On appeal from a bench trial, we review the district court's "findings of fact for clear error and the court's conclusions of law de novo." EEOC v. WilTel, Inc., 81 F.3d 1508, 1513 (10th Cir. 1996); see also Salve Regina College v. Russell, 499 U.S. 225, 231 (1991) (issues governed by state law are reviewed de novo by the appellate court). "A finding of fact is not clearly erroneous unless it is without factual support in the record, or if the appellate court, after reviewing all the evidence, is left with the definite and firm conviction that a mistake has been made." Las Vegas Ice & Cold Storage Co. v. Far West Bank, 893 F.2d 1182, 1185 (10th Cir. 1990) (quotation omitted). Further, "due regard shall be given to the opportunity of the trial court to judge [] the credibility of the witnesses." Fed. R. Civ. P. 52(a).

We agree that plaintiffs have not stated a claim under the Odometer Act as it applies to purchases of vehicles. See 49 U.S.C. § 32705 (setting forth disclosure requirements on transfer of motor vehicles); § 32702(8) (providing that a "transfer" occurs by change of "ownership by sale, gift, or other means"). Plaintiffs' attempts to establish that they were purchasers are disingenuous. An option to purchase a vehicle at the close of the lease term does not convert a lease agreement into one for sale.

To pursue a claim of fraud under Oklahoma law, plaintiffs must show defendants, knowingly or recklessly, made a material representation that was false, without regard for its truth, intending that plaintiffs act upon it. See Roberson v. PaineWebber, Inc., 998 P.2d 193, 197 (Okla. Ct. App. 1999), cert. denied (2000). Plaintiffs must also show that they suffered injury as a result. See id.

The salesman deliberately misrepresented the mileage of the truck. Although they may not have known the actual mileage, nonetheless, plaintiffs knew the mileage had been misrepresented. Any claims plaintiffs may have had were thus extinguished when they entered into the new agreement. Cf. Fudge v. United Urban Indian Council, Inc., 803 P.2d 268, 271 (Okla. Ct. App. 1990) (Means, J. dissenting) (party may waive a right by acts which indicate an intent to relinquish it); see also Fiedler v. McKea Corp., 605 F.2d 542, 545 (10th Cir. 1979) (party discovering evidence of fraud after contract performance begins is entitled to affirm contract and sue for fraud only absent some expressed intention to waive the fraud).

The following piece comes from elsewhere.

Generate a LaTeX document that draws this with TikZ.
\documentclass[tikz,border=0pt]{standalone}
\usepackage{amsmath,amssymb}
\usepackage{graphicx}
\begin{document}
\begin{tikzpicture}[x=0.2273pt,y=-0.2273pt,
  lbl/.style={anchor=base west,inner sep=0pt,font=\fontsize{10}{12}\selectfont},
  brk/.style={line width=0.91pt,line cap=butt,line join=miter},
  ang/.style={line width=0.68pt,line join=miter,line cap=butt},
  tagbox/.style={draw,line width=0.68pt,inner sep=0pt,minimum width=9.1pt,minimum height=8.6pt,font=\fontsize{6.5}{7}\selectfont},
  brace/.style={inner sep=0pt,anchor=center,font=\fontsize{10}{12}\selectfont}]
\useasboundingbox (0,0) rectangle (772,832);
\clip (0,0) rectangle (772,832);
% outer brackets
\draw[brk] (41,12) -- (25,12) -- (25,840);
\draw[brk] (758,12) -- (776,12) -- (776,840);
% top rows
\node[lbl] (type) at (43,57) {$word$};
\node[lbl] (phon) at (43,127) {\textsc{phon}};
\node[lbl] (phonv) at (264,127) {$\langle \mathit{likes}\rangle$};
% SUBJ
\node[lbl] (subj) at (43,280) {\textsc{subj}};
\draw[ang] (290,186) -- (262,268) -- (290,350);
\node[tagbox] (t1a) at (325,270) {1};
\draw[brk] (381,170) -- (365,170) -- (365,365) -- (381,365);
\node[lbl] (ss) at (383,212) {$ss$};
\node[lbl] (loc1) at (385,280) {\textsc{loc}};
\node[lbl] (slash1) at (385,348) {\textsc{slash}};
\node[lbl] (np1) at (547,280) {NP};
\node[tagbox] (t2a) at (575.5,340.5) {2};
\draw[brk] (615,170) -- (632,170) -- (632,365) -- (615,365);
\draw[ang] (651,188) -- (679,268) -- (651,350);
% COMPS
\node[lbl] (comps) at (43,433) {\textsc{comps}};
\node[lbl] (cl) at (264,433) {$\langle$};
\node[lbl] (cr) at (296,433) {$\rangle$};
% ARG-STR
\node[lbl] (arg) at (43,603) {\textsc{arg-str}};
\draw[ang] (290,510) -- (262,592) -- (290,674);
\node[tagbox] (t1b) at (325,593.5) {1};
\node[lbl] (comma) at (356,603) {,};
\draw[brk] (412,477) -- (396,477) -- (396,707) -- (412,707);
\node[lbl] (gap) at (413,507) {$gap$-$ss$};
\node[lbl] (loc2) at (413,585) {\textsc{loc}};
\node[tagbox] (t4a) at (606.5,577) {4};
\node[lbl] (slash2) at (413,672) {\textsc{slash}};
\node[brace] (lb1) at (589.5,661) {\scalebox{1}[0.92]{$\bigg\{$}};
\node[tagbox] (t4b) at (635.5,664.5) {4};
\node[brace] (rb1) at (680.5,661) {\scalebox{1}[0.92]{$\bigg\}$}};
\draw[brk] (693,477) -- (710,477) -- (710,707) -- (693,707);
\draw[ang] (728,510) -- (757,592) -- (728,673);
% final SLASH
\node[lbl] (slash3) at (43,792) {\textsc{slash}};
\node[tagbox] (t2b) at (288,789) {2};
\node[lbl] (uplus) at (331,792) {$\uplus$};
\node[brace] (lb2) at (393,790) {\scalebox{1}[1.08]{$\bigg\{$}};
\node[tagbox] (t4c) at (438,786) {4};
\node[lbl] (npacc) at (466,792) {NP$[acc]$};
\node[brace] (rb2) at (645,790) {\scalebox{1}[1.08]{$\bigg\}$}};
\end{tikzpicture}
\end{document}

The district court's finding that the original agreement had been rescinded is not clear error. Both plaintiffs and Appleway stopped payment on their checks. Sooner agreed to retake possession of the truck. Thereafter, plaintiffs decided to keep the truck and have it repaired and entered into a new agreement dividing the repair costs between plaintiffs and Sooner.

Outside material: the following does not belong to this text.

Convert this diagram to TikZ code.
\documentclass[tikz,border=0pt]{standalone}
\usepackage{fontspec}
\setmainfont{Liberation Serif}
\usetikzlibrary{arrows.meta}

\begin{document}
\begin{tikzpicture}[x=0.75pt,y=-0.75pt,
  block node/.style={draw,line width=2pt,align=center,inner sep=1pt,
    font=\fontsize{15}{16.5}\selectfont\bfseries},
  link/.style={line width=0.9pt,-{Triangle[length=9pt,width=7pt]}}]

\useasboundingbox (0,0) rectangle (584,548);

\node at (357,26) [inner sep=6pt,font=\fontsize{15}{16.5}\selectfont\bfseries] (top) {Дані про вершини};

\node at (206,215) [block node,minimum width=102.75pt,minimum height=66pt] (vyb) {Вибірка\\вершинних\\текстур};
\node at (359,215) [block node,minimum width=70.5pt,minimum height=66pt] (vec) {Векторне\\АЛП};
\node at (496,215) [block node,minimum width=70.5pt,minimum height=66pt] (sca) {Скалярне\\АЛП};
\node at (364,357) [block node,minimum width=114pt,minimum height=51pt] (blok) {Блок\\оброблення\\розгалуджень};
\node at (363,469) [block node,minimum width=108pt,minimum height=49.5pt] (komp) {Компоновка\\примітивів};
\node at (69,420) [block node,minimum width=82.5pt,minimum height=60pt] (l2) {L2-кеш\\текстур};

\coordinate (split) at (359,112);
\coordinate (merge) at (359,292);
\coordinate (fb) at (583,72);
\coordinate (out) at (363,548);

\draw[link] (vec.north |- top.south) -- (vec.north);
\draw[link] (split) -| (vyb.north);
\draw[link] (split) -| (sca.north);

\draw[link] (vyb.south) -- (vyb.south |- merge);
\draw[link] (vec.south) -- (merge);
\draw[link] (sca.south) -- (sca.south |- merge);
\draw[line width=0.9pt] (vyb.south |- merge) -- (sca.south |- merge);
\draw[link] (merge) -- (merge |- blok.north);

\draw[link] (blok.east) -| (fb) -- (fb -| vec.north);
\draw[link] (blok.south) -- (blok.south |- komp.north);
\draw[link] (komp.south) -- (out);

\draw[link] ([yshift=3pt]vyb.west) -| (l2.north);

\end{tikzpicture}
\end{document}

The judgment of the United States District Court for the Northern District of Oklahoma is AFFIRMED.

Entered for the Court

John C. Porfilio

Circuit Judge

Click footnote number to return to corresponding location in the text.

*. This order and judgment is not binding precedent, except under the doctrines of law of the case, res judicata, and collateral estoppel. The court generally disfavors the citation of orders and judgments; nevertheless, an order and judgment may be cited under the terms and conditions of 10th Cir. R. 36.3.

1. Default judgment was entered against the salesman in the amount of $235,686. He is not a party to this appeal.